- **Data**

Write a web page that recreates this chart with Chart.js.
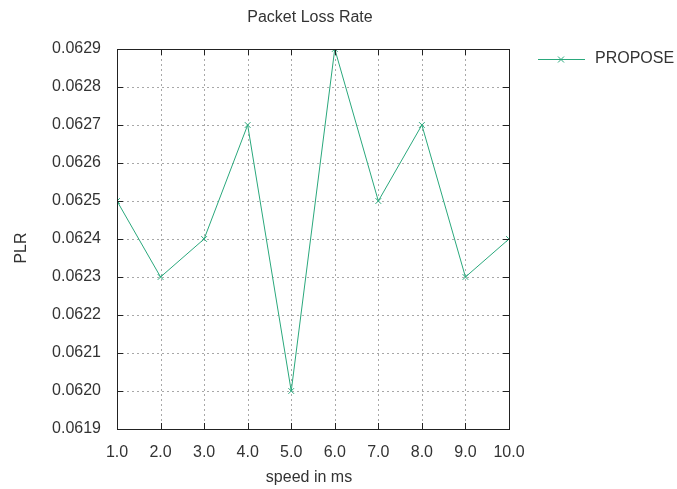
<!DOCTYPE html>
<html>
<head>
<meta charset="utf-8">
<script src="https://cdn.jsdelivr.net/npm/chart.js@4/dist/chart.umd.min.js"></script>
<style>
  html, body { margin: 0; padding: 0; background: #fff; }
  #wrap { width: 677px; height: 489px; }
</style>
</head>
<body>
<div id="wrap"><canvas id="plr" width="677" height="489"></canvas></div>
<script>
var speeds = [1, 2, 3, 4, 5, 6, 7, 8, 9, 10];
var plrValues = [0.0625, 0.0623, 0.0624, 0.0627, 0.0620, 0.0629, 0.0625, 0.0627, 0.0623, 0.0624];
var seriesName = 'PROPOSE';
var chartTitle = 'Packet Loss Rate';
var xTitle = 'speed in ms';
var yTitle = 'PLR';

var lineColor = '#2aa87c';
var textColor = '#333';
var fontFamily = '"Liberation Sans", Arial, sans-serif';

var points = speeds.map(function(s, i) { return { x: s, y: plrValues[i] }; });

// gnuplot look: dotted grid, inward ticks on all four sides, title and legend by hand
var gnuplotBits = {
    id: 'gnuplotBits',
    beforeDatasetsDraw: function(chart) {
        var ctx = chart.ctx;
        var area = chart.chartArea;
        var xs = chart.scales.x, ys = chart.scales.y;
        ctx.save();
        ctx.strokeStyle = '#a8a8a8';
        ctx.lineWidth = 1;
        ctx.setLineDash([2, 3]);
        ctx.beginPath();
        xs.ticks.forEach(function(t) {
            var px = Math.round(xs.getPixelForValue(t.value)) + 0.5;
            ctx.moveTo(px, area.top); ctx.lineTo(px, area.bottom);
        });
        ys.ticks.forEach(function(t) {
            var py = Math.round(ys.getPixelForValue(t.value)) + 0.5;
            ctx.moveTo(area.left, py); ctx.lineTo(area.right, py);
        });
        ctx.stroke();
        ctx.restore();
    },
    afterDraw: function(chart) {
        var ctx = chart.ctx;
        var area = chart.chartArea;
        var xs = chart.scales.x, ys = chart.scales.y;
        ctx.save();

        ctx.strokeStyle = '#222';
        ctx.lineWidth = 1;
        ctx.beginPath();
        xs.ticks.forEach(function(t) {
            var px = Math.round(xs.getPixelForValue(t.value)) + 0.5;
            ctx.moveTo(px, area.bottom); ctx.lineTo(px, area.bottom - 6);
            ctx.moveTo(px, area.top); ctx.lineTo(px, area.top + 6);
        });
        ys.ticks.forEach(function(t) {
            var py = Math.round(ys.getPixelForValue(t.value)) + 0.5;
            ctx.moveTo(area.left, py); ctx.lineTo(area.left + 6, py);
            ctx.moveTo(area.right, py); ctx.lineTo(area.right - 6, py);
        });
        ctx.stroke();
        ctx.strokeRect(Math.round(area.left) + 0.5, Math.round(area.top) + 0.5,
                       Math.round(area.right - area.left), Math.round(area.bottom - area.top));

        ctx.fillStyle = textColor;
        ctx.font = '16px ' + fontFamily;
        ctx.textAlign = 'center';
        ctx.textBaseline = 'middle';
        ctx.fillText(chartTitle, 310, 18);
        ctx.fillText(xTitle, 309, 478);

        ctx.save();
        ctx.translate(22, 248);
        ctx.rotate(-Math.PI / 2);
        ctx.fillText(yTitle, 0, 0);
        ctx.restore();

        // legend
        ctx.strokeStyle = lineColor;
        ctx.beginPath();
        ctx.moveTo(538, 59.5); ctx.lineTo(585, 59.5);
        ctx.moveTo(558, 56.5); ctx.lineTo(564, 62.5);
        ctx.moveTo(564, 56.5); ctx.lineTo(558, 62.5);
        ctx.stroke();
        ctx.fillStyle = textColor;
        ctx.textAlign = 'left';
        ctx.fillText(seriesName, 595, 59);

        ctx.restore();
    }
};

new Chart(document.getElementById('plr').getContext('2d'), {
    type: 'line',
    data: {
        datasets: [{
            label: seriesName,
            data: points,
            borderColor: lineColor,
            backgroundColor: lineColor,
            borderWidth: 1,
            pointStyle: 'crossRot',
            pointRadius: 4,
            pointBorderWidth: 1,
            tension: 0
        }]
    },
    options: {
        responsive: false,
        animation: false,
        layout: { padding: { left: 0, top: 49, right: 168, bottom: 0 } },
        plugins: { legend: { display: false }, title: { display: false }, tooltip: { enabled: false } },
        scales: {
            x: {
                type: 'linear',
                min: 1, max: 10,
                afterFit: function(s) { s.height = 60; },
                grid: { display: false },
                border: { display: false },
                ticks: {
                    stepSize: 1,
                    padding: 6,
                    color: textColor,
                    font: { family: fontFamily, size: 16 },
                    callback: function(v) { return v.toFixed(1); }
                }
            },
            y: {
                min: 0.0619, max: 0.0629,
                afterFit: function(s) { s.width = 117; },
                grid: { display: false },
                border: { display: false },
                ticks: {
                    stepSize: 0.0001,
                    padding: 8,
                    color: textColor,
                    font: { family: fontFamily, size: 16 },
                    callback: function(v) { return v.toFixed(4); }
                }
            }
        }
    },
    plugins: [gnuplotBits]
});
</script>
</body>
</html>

- **Instruction**
Quote the material word for word, dropping any images it holds.

- **Answer to this exercise**
Write a web page that recreates this chart with Chart.js.
<!DOCTYPE html>
<html>
<head>
<meta charset="utf-8">
<script src="https://cdn.jsdelivr.net/npm/chart.js@4/dist/chart.umd.min.js"></script>
<style>
  html, body { margin: 0; padding: 0; background: #fff; }
  #wrap { width: 677px; height: 489px; }
</style>
</head>
<body>
<div id="wrap"><canvas id="plr" width="677" height="489"></canvas></div>
<script>
var speeds = [1, 2, 3, 4, 5, 6, 7, 8, 9, 10];
var plrValues = [0.0625, 0.0623, 0.0624, 0.0627, 0.0620, 0.0629, 0.0625, 0.0627, 0.0623, 0.0624];
var seriesName = 'PROPOSE';
var chartTitle = 'Packet Loss Rate';
var xTitle = 'speed in ms';
var yTitle = 'PLR';

var lineColor = '#2aa87c';
var textColor = '#333';
var fontFamily = '"Liberation Sans", Arial, sans-serif';

var points = speeds.map(function(s, i) { return { x: s, y: plrValues[i] }; });

// gnuplot look: dotted grid, inward ticks on all four sides, title and legend by hand
var gnuplotBits = {
    id: 'gnuplotBits',
    beforeDatasetsDraw: function(chart) {
        var ctx = chart.ctx;
        var area = chart.chartArea;
        var xs = chart.scales.x, ys = chart.scales.y;
        ctx.save();
        ctx.strokeStyle = '#a8a8a8';
        ctx.lineWidth = 1;
        ctx.setLineDash([2, 3]);
        ctx.beginPath();
        xs.ticks.forEach(function(t) {
            var px = Math.round(xs.getPixelForValue(t.value)) + 0.5;
            ctx.moveTo(px, area.top); ctx.lineTo(px, area.bottom);
        });
        ys.ticks.forEach(function(t) {
            var py = Math.round(ys.getPixelForValue(t.value)) + 0.5;
            ctx.moveTo(area.left, py); ctx.lineTo(area.right, py);
        });
        ctx.stroke();
        ctx.restore();
    },
    afterDraw: function(chart) {
        var ctx = chart.ctx;
        var area = chart.chartArea;
        var xs = chart.scales.x, ys = chart.scales.y;
        ctx.save();

        ctx.strokeStyle = '#222';
        ctx.lineWidth = 1;
        ctx.beginPath();
        xs.ticks.forEach(function(t) {
            var px = Math.round(xs.getPixelForValue(t.value)) + 0.5;
            ctx.moveTo(px, area.bottom); ctx.lineTo(px, area.bottom - 6);
            ctx.moveTo(px, area.top); ctx.lineTo(px, area.top + 6);
        });
        ys.ticks.forEach(function(t) {
            var py = Math.round(ys.getPixelForValue(t.value)) + 0.5;
            ctx.moveTo(area.left, py); ctx.lineTo(area.left + 6, py);
            ctx.moveTo(area.right, py); ctx.lineTo(area.right - 6, py);
        });
        ctx.stroke();
        ctx.strokeRect(Math.round(area.left) + 0.5, Math.round(area.top) + 0.5,
                       Math.round(area.right - area.left), Math.round(area.bottom - area.top));

        ctx.fillStyle = textColor;
        ctx.font = '16px ' + fontFamily;
        ctx.textAlign = 'center';
        ctx.textBaseline = 'middle';
        ctx.fillText(chartTitle, 310, 18);
        ctx.fillText(xTitle, 309, 478);

        ctx.save();
        ctx.translate(22, 248);
        ctx.rotate(-Math.PI / 2);
        ctx.fillText(yTitle, 0, 0);
        ctx.restore();

        // legend
        ctx.strokeStyle = lineColor;
        ctx.beginPath();
        ctx.moveTo(538, 59.5); ctx.lineTo(585, 59.5);
        ctx.moveTo(558, 56.5); ctx.lineTo(564, 62.5);
        ctx.moveTo(564, 56.5); ctx.lineTo(558, 62.5);
        ctx.stroke();
        ctx.fillStyle = textColor;
        ctx.textAlign = 'left';
        ctx.fillText(seriesName, 595, 59);

        ctx.restore();
    }
};

new Chart(document.getElementById('plr').getContext('2d'), {
    type: 'line',
    data: {
        datasets: [{
            label: seriesName,
            data: points,
            borderColor: lineColor,
            backgroundColor: lineColor,
            borderWidth: 1,
            pointStyle: 'crossRot',
            pointRadius: 4,
            pointBorderWidth: 1,
            tension: 0
        }]
    },
    options: {
        responsive: false,
        animation: false,
        layout: { padding: { left: 0, top: 49, right: 168, bottom: 0 } },
        plugins: { legend: { display: false }, title: { display: false }, tooltip: { enabled: false } },
        scales: {
            x: {
                type: 'linear',
                min: 1, max: 10,
                afterFit: function(s) { s.height = 60; },
                grid: { display: false },
                border: { display: false },
                ticks: {
                    stepSize: 1,
                    padding: 6,
                    color: textColor,
                    font: { family: fontFamily, size: 16 },
                    callback: function(v) { return v.toFixed(1); }
                }
            },
            y: {
                min: 0.0619, max: 0.0629,
                afterFit: function(s) { s.width = 117; },
                grid: { display: false },
                border: { display: false },
                ticks: {
                    stepSize: 0.0001,
                    padding: 8,
                    color: textColor,
                    font: { family: fontFamily, size: 16 },
                    callback: function(v) { return v.toFixed(4); }
                }
            }
        }
    },
    plugins: [gnuplotBits]
});
</script>
</body>
</html>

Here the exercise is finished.